Há posições de crença que são inconciliáveis com outras. É incompossível crer em livre-arbítrio e em horóscopo concomitantemente; ou vale a vontade, ou a conjunção dos astros. Não obstante, há quem professe orientação religiosa católica, e, simultaneamente, guie-se pela astrologia, encomende despachos, “tire” a sorte, creia em reencarnação e lamente seu carma.
O livre-arbítrio, aliás, é ardil: não afiliados aos Dez Mandamentos vão para “inferno”. Incoerência é apanágio de crentes: culpam-se a si ao tempo mesmo em que acreditam num futuro condicionado por forças distintas da vontade, seja uma vida pregressa, um encosto, um destino ou um deus. Aceitar ambas as coisas é pensar em contradição. Elas são excludentes.
À conciliação impossível de “proposições” chama-se sincretismo. Ocorre, sociologicamente, ao se misturarem conteúdos culturais antagônicos em uma única expressão de cultura; filosoficamente, por combinações mal ajambradas de doutrinas sem relação entre si, ou incongruentes. O comportamento sincrético resulta da ignorância ou da confusão de doutrinas.
Ainda em exemplo do povo católico. A igreja católica apostólica romana não é uma academia de livre pensamento. Ela pretende – e cobra – que seus seguidores adotem, defendam e apostolem seus princípios, e não que os adaptem a cada ocasião. A essa acomodação dos dogmas de uma religião ao gosto e às oportunidades chama-se customização.
Pensemos nessa intempestiva prescrição: o papa proíbe o uso de preservativo; o seu rebanho discorda. Bem, para o papa, e então para os filiados à sua doutrina, sexo não é diversão, é procriação. Preservativo, assim, será desnecessário, porque sexo como prazer é interditado. Se o fiel não aceita isso, ele está fora da sua própria declaração de fidelidade.
Neste assunto, onde é que fica o sincretismo? Os cordeiros de deus talvez não saibam, mas não estão católicos conforme os mandamentos do Vaticano. Misturam ideologias libertárias sexuais dos anos sessenta do século passado com orientação religiosa mal dada e mal assimilada.
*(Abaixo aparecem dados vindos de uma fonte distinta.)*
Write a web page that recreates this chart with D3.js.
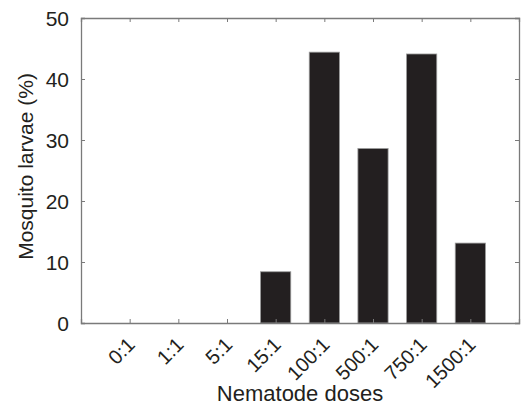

Isso dá licença moral para transar com camisinha e não se sentir em pecado.
Devotos adaptados ao consumo do que lhes interessa; para a ortodoxia católica, pecadores. Do corpo de doutrina que serve de base para a sua jura de fé, não sabem nada. Batizada e crismada, creio que a maior parte ignora o que o papa representa, aliás, creio mesmo que não compreende a liturgia da missa que frequenta mais por hábito do que por convicção.
Esse sincretismo referido é sociológico. É costume haver-se católico, não é opção por conhecimento de causa. Agora, um caso de sincretismo filosófico: 59% dos brasileiros acreditam em deus e em Darwin (Datafolha, FSP, 02abr10). Incoerência: a explicação bíblica do mundo e a teoria da seleção natural não são compatíveis, antes são necessariamente excludentes.
A Origem das Espécies desautoriza cientificamente a Bíblia. Resta que, ou a vida veio de um sopro no barro, há mais ou menos seis mil anos, segundo o criacionismo, ou vem evoluindo há milhões de anos, segundo o darwinismo. Não cabe um “jeitinho” sincretista, para agradar. Conforme o Datafolha, a classe social e a educação influenciam a variação do índice indicado.
É dizer, quanto maiores a renda e a instrução, maior a é a parcela de darwinistas e menor a de criacionistas. Não é coincidência que seja assim. No Brasil e no mundo, em qualquer lugar em que haja mais formação universitária há mais adeptos da compreensão evolucionista da vida. Infelizmente, aqui, ao tempo em que um museu queima, edificam-se igrejas.
Assim é: o medieval que nos habita atravanca nossa iluminação. Este assunto, bem sei, é controverso, toca sensibilidades, atinge costumes, alcança valores arraigados. Lamento, mas os que estudam não têm culpa de dona Eva ter iniciado a tradição, ao recomendar o alimento sábio da proibida árvore do conhecimento. Quem dela come, dela deseja comer.